Ketika Anda berpikir tentang Allah, apakah Anda berpikir Dia bersukacita? Atau apakah Dia bersikap tegang? Sayangnya, adalah hal yang umum bagi kita untuk menganggap Allah sebagai karikatur negatif yang menjadi gambaran tentang-Nya. Apakah Anda memikirkan Dia cemberut? Apakah Dia mendidih karena amarah seperti seorang lalim yang plin plan? Atau apakah Anda melihat Dia yang bersukacita – bersukacita dalam kemuliaan Putranya dan persekutuan mereka? Apakah kita melihatnya sebagai Bapa yang berkata tentang Yesus, tanpa ragu-ragu, “Inilah Anak-Ku yang Kukasihi, kepada-Nyalah Aku berkenan.” Apakah kita melihatnya sebagai Bapa yang berkenan memberi kita kerajaan-Nya (Lukas 12:32)? Apakah kita melihatnya sebagai Allah yang bersukacita dengan sangat ketika orang berdosa bertobat (Lukas 15: 7)?

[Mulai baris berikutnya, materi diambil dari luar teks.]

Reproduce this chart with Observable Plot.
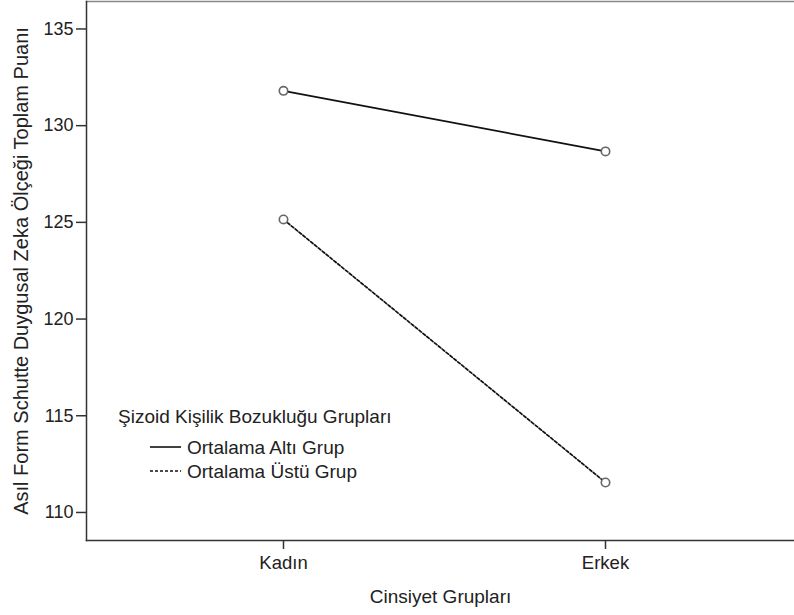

Selama dosa ada, Ia merasakan kegeraman setiap hari (Mazmur 7:11). Namun pada hakikatnya – siapa Dia yang sebenarnya – Allah bersukacita. Memahami kebenaran ini akan menghasilkan keajaiban dalam jiwa kita.

3. Allah mengasihi

Allah adalah Bapa yang penuh sukacita yang mengasihi Putranya dalam persekutuan yang tiada akhir dengan Roh Kudus. Ini berarti bahwa pada hakikatnya, Allah adalah kasih. Bukan berarti Tuhan tidak pernah marah. Tentu saja Tuhan akan marah atau geram karena dosa dan kesalahkan kita yang mencemooh kasih-Nya. Murka Allah adalah respon terhadap sesuatu yang di luar diri-Nya. Pada hakikatnya, di dalam hati-Nya, Allah mengasihi. Sungguh, Allah adalah kasih (1 Yohanes 4:8)

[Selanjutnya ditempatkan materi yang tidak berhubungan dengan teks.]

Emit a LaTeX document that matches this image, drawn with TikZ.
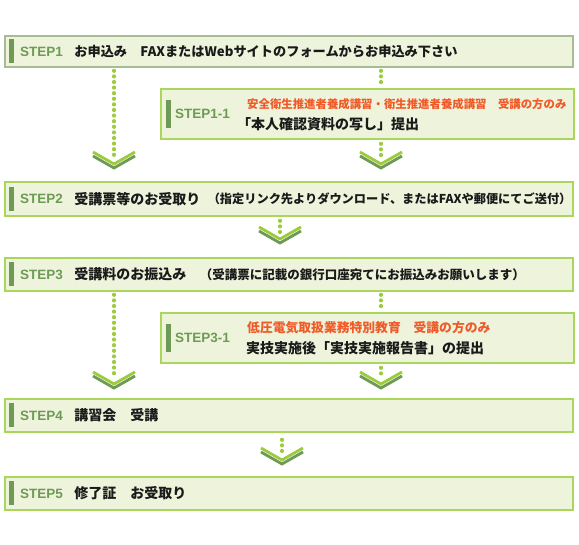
\documentclass[tikz,border=0pt]{standalone}
\usepackage{fontspec}
\setmainfont{Liberation Sans}
\newfontfamily\jpfont{Noto Sans CJK JP}
\usetikzlibrary{positioning}
\definecolor{palegreen}{HTML}{EEF4DC}
\definecolor{leafgreen}{HTML}{AAD65C}
\definecolor{greyleaf}{HTML}{A7BB96}
\definecolor{mossgreen}{HTML}{6E9A55}
\definecolor{limegreen}{HTML}{9CCC3C}
\definecolor{stepred}{HTML}{F05A28}
\definecolor{darktext}{HTML}{1A1A1A}

\begin{document}
\begin{tikzpicture}[x=1pt, y=-1pt,
	stepbox/.style={draw=leafgreen, line width=1.8pt, fill=palegreen, anchor=north west, inner sep=0pt},
	stepbar/.style={fill=mossgreen, minimum width=5pt, minimum height=24pt, inner sep=0pt, anchor=west},
	steplabel/.style={text=mossgreen, font=\fontsize{13.5}{13.5}\selectfont\bfseries, inner sep=0pt, anchor=west},
	steptext/.style={text=darktext, font=\jpfont\fontsize{14}{14}\selectfont\bfseries, inner sep=0pt, anchor=west},
	smalltext/.style={text=darktext, font=\jpfont\fontsize{12.2}{13}\selectfont\bfseries, inner sep=0pt, anchor=west},
	redtext/.style={text=stepred, font=\jpfont\fontsize{11.4}{12}\selectfont\bfseries, inner sep=0pt, anchor=west},
	dotline/.style={limegreen, line width=4.2pt, line cap=round, dash pattern=on 0pt off 5.6pt},
	downmark/.pic={
		\draw[mossgreen, line width=2.8pt] (-21,-8) -- (0,4) -- (21,-8);
		\draw[limegreen, line width=2.8pt] (-21,-12) -- (0,0) -- (21,-12);
	}]
	\useasboundingbox (0,0) rectangle (579,545);

	% boxes
	\node[stepbox, draw=greyleaf, minimum width=568pt, minimum height=31pt] (s1) at (4,35) {};
	\node[stepbox, minimum width=413pt, minimum height=50pt] (s11) at (160,88) {};
	\node[stepbox, minimum width=568pt, minimum height=34pt] (s2) at (4,181) {};
	\node[stepbox, minimum width=568pt, minimum height=33pt] (s3) at (4,257) {};
	\node[stepbox, minimum width=413pt, minimum height=50pt] (s31) at (160,312) {};
	\node[stepbox, minimum width=568pt, minimum height=33pt] (s4) at (4,398) {};
	\node[stepbox, minimum width=568pt, minimum height=33pt] (s5) at (4,476) {};

	% STEP1
	\node[stepbar] at ([xshift=5pt]s1.west) {};
	\node[steplabel] (s1lab) at ([xshift=16pt]s1.west) {STEP1};
	\node[steptext, font=\jpfont\fontsize{13.2}{14}\selectfont\bfseries, right=11pt of s1lab] (s1txt) {お申込み　FAXまたはWebサイトのフォームからお申込み下さい};

	% STEP1-1
	\node[stepbar, minimum height=28pt] at ([xshift=6pt]s11.west) {};
	\node[steplabel] (s11lab) at ([xshift=15pt]s11.west) {STEP1-1};
	\node[redtext] (s11red) at ([xshift=87pt, yshift=10pt]s11.west) {安全衛生推進者養成講習・衛生推進者養成講習　受講の方のみ};
	\node[steptext] (s11txt) at ([xshift=77pt, yshift=-10pt]s11.west) {「本人確認資料の写し」提出};

	% STEP2
	\node[stepbar] at ([xshift=5pt]s2.west) {};
	\node[steplabel] (s2lab) at ([xshift=16pt]s2.west) {STEP2};
	\node[steptext, right=11pt of s2lab] (s2txt) {受講票等のお受取り};
	\node[smalltext, right=7pt of s2txt] (s2note) {（指定リンク先よりダウンロード、またはFAXや郵便にてご送付）};

	% STEP3
	\node[stepbar] at ([xshift=5pt]s3.west) {};
	\node[steplabel] (s3lab) at ([xshift=16pt]s3.west) {STEP3};
	\node[steptext, right=11pt of s3lab] (s3txt) {受講料のお振込み};
	\node[smalltext, font=\jpfont\fontsize{12.5}{13}\selectfont\bfseries, right=13pt of s3txt] (s3note) {（受講票に記載の銀行口座宛てにお振込みお願いします）};

	% STEP3-1
	\node[stepbar, minimum height=28pt] at ([xshift=6pt]s31.west) {};
	\node[steplabel] (s31lab) at ([xshift=15pt]s31.west) {STEP3-1};
	\node[redtext, font=\jpfont\fontsize{12.8}{13}\selectfont\bfseries] (s31red) at ([xshift=87pt, yshift=10pt]s31.west) {低圧電気取扱業務特別教育　受講の方のみ};
	\node[steptext] (s31txt) at ([xshift=86pt, yshift=-10pt]s31.west) {実技実施後「実技実施報告書」の提出};

	% STEP4, STEP5
	\node[stepbar] at ([xshift=5pt]s4.west) {};
	\node[steplabel] (s4lab) at ([xshift=16pt]s4.west) {STEP4};
	\node[steptext, right=11pt of s4lab] (s4txt) {講習会　受講};
	\node[stepbar] at ([xshift=5pt]s5.west) {};
	\node[steplabel] (s5lab) at ([xshift=16pt]s5.west) {STEP5};
	\node[steptext, right=11pt of s5lab] (s5txt) {修了証　お受取り};

	% connectors
	\coordinate (c1) at (114,164);
	\coordinate (c2) at (381,164);
	\coordinate (c3) at (280,239);
	\coordinate (c4) at (114,384);
	\coordinate (c5) at (381,384);
	\coordinate (c6) at (282,460);
	\draw[dotline] ([yshift=-3pt]s1.south -| c1) -- ([yshift=7pt]c1);
	\draw[dotline] ([yshift=-3pt]s1.south -| c2) -- ([yshift=2pt]s11.north -| c2);
	\draw[dotline] ([yshift=-4pt]s11.south -| c2) -- ([yshift=7pt]c2);
	\draw[dotline] ([yshift=-4pt]s2.south -| c3) -- ([yshift=4pt]c3);
	\draw[dotline] ([yshift=-3pt]s3.south -| c4) -- ([yshift=7pt]c4);
	\draw[dotline] ([yshift=-3pt]s3.south -| c5) -- ([yshift=2pt]s31.north -| c5);
	\draw[dotline] ([yshift=-4pt]s31.south -| c5) -- ([yshift=7pt]c5);
	\draw[dotline] ([yshift=-7pt]s4.south -| c6) -- ([yshift=4pt]c6);
	\foreach \c in {c1,c2,c3,c4,c5,c6}
		\pic at (\c) {downmark};
\end{tikzpicture}
\end{document}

“Sebelum segala hal yang ada,” Reeves menjelaskan, “untuk selama-lamanya, Allah mengasihi, memberi hidup dan bersuka di dalam Putra-Nya” (26). Dan karena itu, pada dasarnya Allah itu ramah. Seperti air mancur, seperti yang dikatakan Jonathan Edwards, atau seperti cahaya (1 Yohanes 1: 5). Tuhan, pada hakikatnya, bersinar. Dia pada hakikatnya meluap dengan kasih. Maka Dia menciptakan dunia, dalam perkenanan-Nya, dari cinta-Nya yang melimpah, karena itulah Dia.

Bagaimana mungkin kita tidak menyembah Allah yang demikian ini? Bagaimana mungkin kita tidak sepenuh hati berlari pada Allah? Karena dosa merusak persekutuan yang telah ditentukan bagi kita. Kasih Bapa adalah kebenaran yang mungkin tidak kita sukai karena hal itu membuat permusuhan kita terhadap-Nya menjadi tidak rasional. Jika kita jujur, dalam kegelapan kita, kita jauh lebih nyaman dengan Tuhan yang penuh murka dan tidak memiliki kepribadian. Namun Allah yang adalah Bapa yang bersukacita yang selamanya mencintai dengan sukacita yang memberi hidup. Sulit untuk marah pada Allah yang demikian. Itu membuat pemberontakan kita terasa tidak masuk akal.

Pemberontakan yang bodoh adalah kisah yang kita miliki sampai kebenaran injil terungkap. Bapa Surgawi mengutus Putranya untuk hidup dan mati ganti kita, untuk menanggung murka yang kita pantas dapatkan, agar kita disambut dalam persekutuan kasih Allah. Namun injil ini bukanlah sebuah paksaan.

Injil bukanlah upaya Allah untuk menyeimbangkan kemarahan-Nya. Sebaliknya, Injil mengungkapkan hati Bapa yang sebenarnya. Bapa menunjukkan kasih-Nya kepada kita, kata Paulus, bukan setelah Yesus datang dan mati, tetapi dalam kedatangan dan kematian Yesus (Roma 5: 8), agar kita menjadi putra dan putri-Nya yang menikmati persekutuan kekal yang telah dia alami dengan Putra-Nya oleh Roh Kudus untuk selama-lamanya (Yohanes 17: 24–26).

Tuhan – Dia adalah Bapa yang bersukacita yang selalu mengasihi.